In the listing below, pick out lines with "this".
··········
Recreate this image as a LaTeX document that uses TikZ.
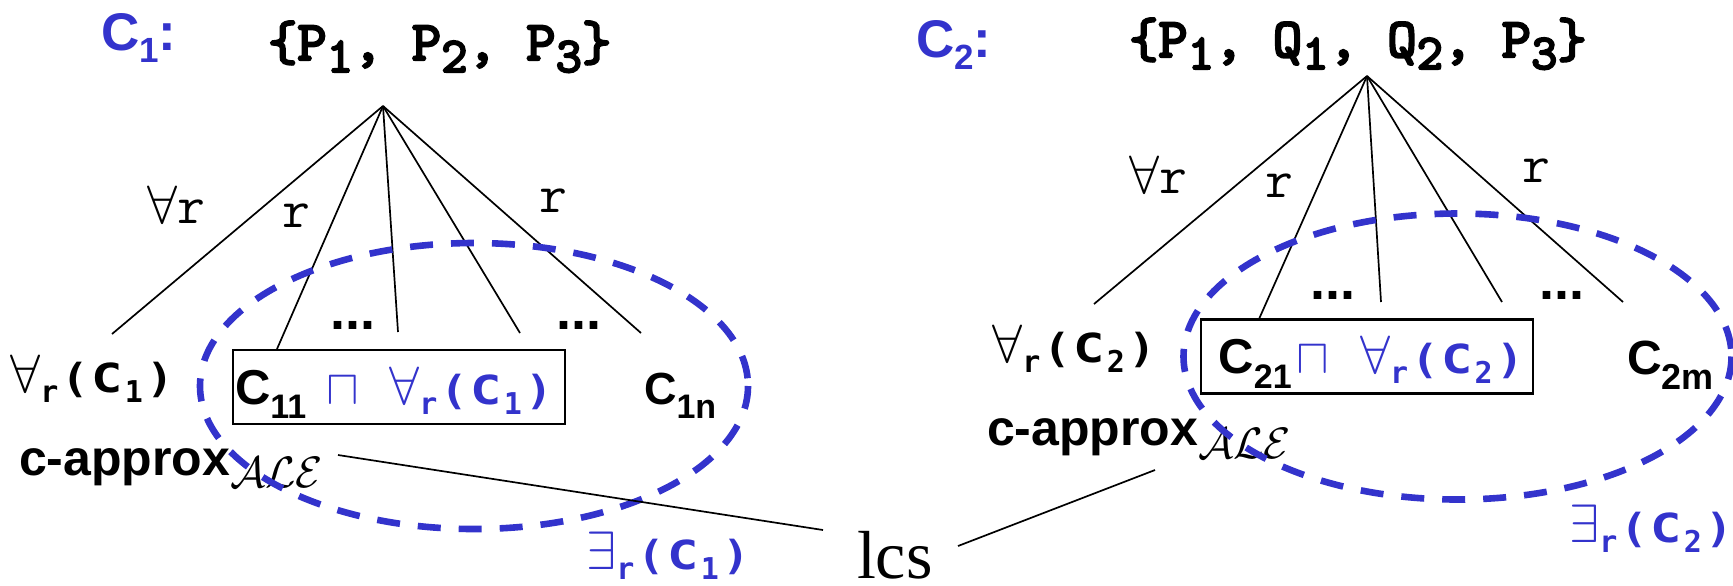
\documentclass[tikz,border=0pt]{standalone}
\usepackage{fix-cm}
\usepackage{graphicx}
\usepackage{fontspec}
\newfontfamily\lsans{Liberation Sans}
\newfontfamily\dmono{DejaVu Sans Mono}
\newfontfamily\lserif{Liberation Serif}
\newfontfamily\ttbold{lmmono10-regular.otf}[FakeBold=4]
\definecolor{myblue}{RGB}{51,51,204}
\newcommand{\setfs}[1]{\fontsize{#1pt}{#1pt}\selectfont}
\newcommand{\lowsub}[3]{\raisebox{-#1}{\fontsize{#2}{#2}\selectfont #3}}
\newcommand{\gl}[2]{\makebox[#1][c]{#2}}
\newcommand{\qrc}[2]{{\setfs{27}\gl{14.5pt}{$#1$}}{\dmono\bfseries\gl{9.5pt}{\lowsub{5pt}{15pt}{r}}\setfs{20}\gl{16.5pt}{\scalebox{1.15}[1]{(}}\gl{15.5pt}{\scalebox{1.3}[1]{C}}\gl{11pt}{\lowsub{5pt}{15pt}{#2}}\gl{15.5pt}{\scalebox{1.15}[1]{)}}}}
\newcommand{\tsub}[1]{\lowsub{6pt}{25pt}{#1}}
\begin{document}
\begin{tikzpicture}[x=0.5pt,y=-0.5pt,
  txt/.style={inner sep=0pt,outer sep=0pt,anchor=base west},
  edge/.style={line width=0.85pt,black},
  oval/.style={draw=myblue,line width=3.3pt,dash pattern=on 11.5pt off 9pt},
  boxn/.style={draw,line width=1.1pt,minimum width=166pt,minimum height=37pt,text width=164pt,align=left,inner xsep=1pt,inner ysep=0pt,text height=20pt,text depth=3pt},
  dots/.style={txt,font=\lsans\bfseries\setfs{27}}]
\useasboundingbox (0,0) rectangle (1733,585);
\fill[white] (0,0) rectangle (1733,585);

% ---------- left tree ----------
\node[txt,text=myblue] (c1) at (101,50) {\lsans\bfseries\setfs{26.5}C\lowsub{6pt}{17.5pt}{1}:};
\node[txt] (set1) at (268,60) {\ttbold\setfs{28}\{P\tsub{1}, P\tsub{2}, P\tsub{3}\}};
\coordinate (a1) at (383,106);
\coordinate (e11) at (112,334);
\coordinate (e12) at (277,349);
\coordinate (e13) at (398,332);
\coordinate (e14) at (520,333);
\coordinate (e15) at (641,333);
\foreach \e in {e11,e12,e13,e14,e15} \draw[edge] (a1) -- (\e);
\node[txt] (l11) at (147,223) {\setfs{27}$\forall$\ttfamily r};
\node[txt] (l12) at (282,227) {\ttfamily\setfs{27}r};
\node[txt] (l13) at (539,212) {\ttfamily\setfs{27}r};
\node[dots] (d11) at (330,329) {...};
\node[dots] (d12) at (556,329) {...};
\node[txt] (all1) at (11,392) {\qrc{\forall}{1}};
\node[boxn] (b1) at (399,387) {\lsans\bfseries\setfs{24.5}C\lowsub{7pt}{17pt}{11}\hspace{10pt}{\color{myblue}$\sqcap$}\hspace{15.4pt}{\color{myblue}\qrc{\forall}{1}}};
\node[txt] (c1n) at (644,404) {\lsans\bfseries\setfs{22.5}C\lowsub{7pt}{17pt}{1n}};
\node[txt] (ca1) at (19,475) {\lsans\bfseries\setfs{25}c-approx\lowsub{6pt}{22pt}{$\mathcal{ALE}$}};
\node[txt,text=myblue] (ex1) at (587,569) {\qrc{\exists}{1}};
\draw[oval] (474,386) ellipse [x radius=274, y radius=143];

% ---------- lcs ----------
\node[txt,text depth=0pt] (lcs) at (857,578) {\lserif\setfs{34}lcs};
\coordinate (ca1e) at (338,455);
\coordinate (lcsw) at (823,530);
\coordinate (ca2e) at (1155,470);
\coordinate (lcse) at (958,546);
\draw[edge] (ca1e) -- (lcsw);
\draw[edge] (ca2e) -- (lcse);

% ---------- right tree ----------
\node[txt,text=myblue] (c2) at (916,57) {\lsans\bfseries\setfs{26.5}C\lowsub{6pt}{17.5pt}{2}:};
\node[txt] (set2) at (1129,57) {\ttbold\setfs{28}\{P\tsub{1}, Q\tsub{1}, Q\tsub{2}, P\tsub{3}\}};
\coordinate (a2) at (1367,76);
\coordinate (e21) at (1094,304);
\coordinate (e22) at (1259,319);
\coordinate (e23) at (1381,302);
\coordinate (e24) at (1502,302);
\coordinate (e25) at (1623,302);
\foreach \e in {e21,e22,e23,e24,e25} \draw[edge] (a2) -- (\e);
\node[txt] (l21) at (1129,193) {\setfs{27}$\forall$\ttfamily r};
\node[txt] (l22) at (1265,197) {\ttfamily\setfs{27}r};
\node[txt] (l23) at (1522,182) {\ttfamily\setfs{27}r};
\node[dots] (d21) at (1310,299) {...};
\node[dots] (d22) at (1539,299) {...};
\node[txt] (all2) at (993,362) {\qrc{\forall}{2}};
\node[boxn] (b2) at (1367,356.5) {\lsans\bfseries\setfs{24.5}\hspace{7.75pt}C\lowsub{7.5pt}{17pt}{21}\hspace{2.5pt}{\color{myblue}$\sqcap$}\hspace{15.6pt}{\color{myblue}\qrc{\forall}{2}}};
\node[txt] (c2m) at (1627,374) {\lsans\bfseries\setfs{24}C\lowsub{7.5pt}{18pt}{2m}};
\node[txt] (ca2) at (987,445) {\lsans\bfseries\setfs{25}c-approx\lowsub{6.5pt}{22pt}{$\mathcal{ALE}$}};
\node[txt,text=myblue] (ex2) at (1570,542) {\qrc{\exists}{2}};
\draw[oval] (1457.5,356.5) ellipse [x radius=274, y radius=143];
\end{tikzpicture}
\end{document}
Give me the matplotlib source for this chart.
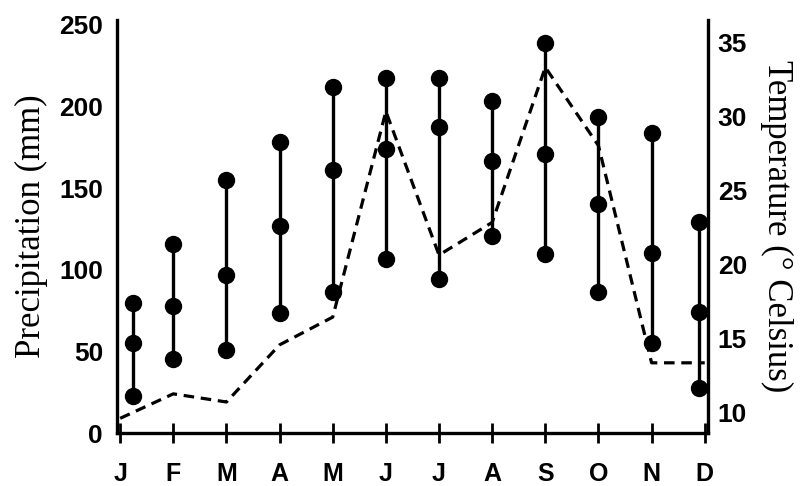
··········
### [SOLUTION]
Recreate this image as a LaTeX document that uses TikZ.
Give me the matplotlib source for this chart.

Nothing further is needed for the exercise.